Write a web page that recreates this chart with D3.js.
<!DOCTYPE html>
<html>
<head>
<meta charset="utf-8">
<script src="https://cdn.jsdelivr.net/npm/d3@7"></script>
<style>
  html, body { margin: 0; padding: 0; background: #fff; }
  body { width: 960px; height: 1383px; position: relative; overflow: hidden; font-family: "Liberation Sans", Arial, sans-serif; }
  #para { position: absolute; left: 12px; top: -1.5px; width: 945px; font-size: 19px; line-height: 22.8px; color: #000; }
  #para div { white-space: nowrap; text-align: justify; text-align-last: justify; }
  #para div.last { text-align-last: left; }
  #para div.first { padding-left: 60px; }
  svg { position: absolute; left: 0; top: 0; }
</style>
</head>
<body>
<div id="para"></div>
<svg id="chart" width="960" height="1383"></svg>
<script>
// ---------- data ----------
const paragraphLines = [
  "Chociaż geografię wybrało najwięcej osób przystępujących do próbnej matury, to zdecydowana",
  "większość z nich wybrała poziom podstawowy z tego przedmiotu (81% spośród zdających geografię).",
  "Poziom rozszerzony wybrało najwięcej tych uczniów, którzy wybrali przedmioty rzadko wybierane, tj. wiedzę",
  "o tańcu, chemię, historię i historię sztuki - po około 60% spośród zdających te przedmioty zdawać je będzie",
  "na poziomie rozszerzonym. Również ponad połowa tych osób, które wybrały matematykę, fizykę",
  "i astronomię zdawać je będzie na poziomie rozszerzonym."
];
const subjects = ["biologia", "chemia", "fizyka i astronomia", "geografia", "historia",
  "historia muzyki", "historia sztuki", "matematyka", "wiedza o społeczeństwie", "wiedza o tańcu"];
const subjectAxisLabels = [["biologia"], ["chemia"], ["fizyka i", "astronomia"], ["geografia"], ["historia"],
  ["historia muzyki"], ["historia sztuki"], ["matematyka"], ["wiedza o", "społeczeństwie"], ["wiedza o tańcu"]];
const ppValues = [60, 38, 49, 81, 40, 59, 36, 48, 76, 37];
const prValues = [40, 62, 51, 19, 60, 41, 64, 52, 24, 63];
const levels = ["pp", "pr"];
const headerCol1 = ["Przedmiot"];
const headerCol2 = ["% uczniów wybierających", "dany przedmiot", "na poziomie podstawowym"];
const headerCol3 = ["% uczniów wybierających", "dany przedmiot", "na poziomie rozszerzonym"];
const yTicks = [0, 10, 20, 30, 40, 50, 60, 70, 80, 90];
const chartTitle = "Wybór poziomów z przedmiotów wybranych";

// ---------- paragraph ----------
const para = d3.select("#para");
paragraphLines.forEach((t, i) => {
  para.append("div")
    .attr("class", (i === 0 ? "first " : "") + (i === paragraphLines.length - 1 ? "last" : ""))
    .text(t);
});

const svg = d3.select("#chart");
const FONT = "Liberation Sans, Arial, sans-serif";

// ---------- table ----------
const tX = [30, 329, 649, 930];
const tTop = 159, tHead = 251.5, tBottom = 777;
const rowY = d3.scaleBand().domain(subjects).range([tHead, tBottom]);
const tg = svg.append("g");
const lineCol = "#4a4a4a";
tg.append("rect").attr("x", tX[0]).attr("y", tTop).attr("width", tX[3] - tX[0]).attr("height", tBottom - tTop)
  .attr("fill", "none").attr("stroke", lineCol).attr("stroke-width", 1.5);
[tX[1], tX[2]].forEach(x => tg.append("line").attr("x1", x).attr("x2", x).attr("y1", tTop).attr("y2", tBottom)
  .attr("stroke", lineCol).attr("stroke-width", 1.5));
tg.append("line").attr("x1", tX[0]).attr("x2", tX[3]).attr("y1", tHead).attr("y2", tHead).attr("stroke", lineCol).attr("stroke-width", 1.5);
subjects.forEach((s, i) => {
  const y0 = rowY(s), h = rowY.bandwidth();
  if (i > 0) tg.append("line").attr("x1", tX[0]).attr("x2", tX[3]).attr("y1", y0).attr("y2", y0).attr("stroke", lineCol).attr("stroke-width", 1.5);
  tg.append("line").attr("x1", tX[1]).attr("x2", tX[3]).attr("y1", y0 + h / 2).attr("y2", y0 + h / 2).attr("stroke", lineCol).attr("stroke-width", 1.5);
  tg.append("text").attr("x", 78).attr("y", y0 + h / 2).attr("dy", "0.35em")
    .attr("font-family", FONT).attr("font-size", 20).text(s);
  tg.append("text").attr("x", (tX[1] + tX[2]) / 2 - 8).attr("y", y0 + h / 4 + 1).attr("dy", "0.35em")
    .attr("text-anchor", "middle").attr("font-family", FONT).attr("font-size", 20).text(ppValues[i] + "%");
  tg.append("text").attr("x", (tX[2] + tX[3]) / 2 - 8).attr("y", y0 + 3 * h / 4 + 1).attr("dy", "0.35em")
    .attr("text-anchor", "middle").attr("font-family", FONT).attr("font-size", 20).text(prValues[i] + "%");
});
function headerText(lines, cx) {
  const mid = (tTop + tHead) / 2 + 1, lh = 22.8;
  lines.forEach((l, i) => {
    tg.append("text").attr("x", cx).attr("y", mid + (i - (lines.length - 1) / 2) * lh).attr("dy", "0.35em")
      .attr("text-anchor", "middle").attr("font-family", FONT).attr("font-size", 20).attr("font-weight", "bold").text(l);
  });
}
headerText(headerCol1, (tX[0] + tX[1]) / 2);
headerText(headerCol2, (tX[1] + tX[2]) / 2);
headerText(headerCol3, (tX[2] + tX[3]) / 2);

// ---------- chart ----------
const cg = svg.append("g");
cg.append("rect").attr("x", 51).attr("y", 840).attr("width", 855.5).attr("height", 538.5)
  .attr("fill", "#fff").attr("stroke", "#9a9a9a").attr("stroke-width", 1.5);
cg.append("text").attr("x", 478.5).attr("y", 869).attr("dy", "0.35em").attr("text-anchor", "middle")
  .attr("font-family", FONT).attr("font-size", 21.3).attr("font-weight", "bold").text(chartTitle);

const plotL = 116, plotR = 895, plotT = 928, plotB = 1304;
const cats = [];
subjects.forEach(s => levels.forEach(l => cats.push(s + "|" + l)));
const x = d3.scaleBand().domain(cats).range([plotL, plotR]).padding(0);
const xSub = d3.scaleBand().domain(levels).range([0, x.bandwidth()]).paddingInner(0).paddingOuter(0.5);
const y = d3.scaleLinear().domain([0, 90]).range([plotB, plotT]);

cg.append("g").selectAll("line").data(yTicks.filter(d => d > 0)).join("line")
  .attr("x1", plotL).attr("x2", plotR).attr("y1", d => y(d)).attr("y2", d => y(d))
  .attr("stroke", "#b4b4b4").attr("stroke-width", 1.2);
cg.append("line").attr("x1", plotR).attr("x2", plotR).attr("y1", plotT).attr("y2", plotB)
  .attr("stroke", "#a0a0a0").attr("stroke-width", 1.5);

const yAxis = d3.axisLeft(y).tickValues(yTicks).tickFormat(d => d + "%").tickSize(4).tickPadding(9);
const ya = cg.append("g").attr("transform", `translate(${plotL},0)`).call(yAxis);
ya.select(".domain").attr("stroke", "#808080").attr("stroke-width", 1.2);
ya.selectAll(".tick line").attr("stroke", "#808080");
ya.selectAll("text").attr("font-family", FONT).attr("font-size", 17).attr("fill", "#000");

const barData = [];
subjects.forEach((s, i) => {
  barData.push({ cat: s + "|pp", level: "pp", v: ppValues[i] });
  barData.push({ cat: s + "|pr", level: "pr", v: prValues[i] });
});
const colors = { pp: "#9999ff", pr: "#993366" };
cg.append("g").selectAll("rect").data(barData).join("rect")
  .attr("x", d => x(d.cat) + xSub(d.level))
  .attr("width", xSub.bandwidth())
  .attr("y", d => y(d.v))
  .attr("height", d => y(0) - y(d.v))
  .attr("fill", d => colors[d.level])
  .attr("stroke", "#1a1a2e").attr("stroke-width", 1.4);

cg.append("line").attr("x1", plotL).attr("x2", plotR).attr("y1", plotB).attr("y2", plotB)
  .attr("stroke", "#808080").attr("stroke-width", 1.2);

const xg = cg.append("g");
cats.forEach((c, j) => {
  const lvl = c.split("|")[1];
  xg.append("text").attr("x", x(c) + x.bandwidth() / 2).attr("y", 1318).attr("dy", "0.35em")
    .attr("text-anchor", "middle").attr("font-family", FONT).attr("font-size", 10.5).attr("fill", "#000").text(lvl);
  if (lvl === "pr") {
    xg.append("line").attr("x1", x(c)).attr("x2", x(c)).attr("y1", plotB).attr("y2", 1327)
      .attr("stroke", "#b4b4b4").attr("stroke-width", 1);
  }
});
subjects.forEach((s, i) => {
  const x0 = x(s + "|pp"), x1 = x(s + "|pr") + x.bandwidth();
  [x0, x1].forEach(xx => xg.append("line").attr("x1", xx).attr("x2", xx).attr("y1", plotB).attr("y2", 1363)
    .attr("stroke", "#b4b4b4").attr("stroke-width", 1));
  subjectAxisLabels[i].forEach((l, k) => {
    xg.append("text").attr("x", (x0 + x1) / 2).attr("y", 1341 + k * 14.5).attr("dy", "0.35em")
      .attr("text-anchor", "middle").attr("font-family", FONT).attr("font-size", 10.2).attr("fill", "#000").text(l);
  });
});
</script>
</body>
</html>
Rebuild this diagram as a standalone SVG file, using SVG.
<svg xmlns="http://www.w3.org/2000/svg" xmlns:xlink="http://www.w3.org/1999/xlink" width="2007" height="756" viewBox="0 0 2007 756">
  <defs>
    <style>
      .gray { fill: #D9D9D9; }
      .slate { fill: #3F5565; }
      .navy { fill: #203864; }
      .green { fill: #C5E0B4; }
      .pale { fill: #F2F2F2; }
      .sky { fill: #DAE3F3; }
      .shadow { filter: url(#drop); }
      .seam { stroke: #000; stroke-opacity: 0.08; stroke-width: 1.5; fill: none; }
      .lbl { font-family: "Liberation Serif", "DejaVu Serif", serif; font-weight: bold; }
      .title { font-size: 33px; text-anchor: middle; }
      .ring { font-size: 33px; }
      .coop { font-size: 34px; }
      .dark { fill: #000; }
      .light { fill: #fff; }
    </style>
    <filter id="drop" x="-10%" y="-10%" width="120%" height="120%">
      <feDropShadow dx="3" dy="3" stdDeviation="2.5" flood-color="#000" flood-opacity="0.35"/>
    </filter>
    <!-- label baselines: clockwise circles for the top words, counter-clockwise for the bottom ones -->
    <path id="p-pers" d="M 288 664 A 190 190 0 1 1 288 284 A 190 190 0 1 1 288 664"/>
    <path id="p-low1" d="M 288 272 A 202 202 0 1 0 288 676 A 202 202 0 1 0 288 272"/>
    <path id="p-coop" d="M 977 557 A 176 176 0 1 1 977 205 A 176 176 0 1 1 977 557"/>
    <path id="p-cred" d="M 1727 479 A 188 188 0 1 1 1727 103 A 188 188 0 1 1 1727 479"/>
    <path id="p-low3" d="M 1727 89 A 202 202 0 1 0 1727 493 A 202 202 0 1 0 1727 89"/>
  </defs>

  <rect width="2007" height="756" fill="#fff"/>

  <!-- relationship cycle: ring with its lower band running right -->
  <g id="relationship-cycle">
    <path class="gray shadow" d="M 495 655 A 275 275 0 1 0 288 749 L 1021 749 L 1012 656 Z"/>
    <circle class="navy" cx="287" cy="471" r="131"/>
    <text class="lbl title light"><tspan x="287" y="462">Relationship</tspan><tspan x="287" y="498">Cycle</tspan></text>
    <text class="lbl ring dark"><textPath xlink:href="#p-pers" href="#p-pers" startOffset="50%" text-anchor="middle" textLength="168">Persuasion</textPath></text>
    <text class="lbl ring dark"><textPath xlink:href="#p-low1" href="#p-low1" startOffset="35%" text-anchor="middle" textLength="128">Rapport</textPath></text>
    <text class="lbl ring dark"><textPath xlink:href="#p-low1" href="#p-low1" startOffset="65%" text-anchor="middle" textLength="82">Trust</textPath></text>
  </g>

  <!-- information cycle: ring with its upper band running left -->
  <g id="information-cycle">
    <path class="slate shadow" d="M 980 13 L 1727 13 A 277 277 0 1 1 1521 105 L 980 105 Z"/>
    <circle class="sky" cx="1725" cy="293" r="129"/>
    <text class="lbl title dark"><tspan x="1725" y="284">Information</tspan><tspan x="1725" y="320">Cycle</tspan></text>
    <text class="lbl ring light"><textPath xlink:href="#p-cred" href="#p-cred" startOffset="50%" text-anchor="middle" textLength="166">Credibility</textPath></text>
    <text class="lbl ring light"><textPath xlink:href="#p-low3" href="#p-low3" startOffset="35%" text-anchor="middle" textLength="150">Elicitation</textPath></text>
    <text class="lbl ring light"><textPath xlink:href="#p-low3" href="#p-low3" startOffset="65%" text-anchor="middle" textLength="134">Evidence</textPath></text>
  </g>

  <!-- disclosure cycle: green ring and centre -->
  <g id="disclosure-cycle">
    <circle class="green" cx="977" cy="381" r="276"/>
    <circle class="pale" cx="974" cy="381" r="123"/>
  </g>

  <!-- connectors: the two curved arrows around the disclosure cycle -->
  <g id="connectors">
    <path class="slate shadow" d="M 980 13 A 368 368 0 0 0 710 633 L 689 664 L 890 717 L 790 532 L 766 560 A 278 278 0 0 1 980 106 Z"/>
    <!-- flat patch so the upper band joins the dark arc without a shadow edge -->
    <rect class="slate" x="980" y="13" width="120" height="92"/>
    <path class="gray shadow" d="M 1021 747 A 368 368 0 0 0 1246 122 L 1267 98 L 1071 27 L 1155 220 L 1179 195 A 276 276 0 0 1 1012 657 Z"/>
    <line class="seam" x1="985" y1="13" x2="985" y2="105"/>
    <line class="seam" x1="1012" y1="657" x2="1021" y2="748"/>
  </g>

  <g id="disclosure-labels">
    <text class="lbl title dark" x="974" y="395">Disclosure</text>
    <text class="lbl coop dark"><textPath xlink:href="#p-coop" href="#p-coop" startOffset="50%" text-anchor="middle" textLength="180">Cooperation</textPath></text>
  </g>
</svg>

-*-*-

> Given request
Gather all lines with the string "this" from the data.

> Full output
Write a web page that recreates this chart with D3.js.
Rebuild this diagram as a standalone SVG file, using SVG.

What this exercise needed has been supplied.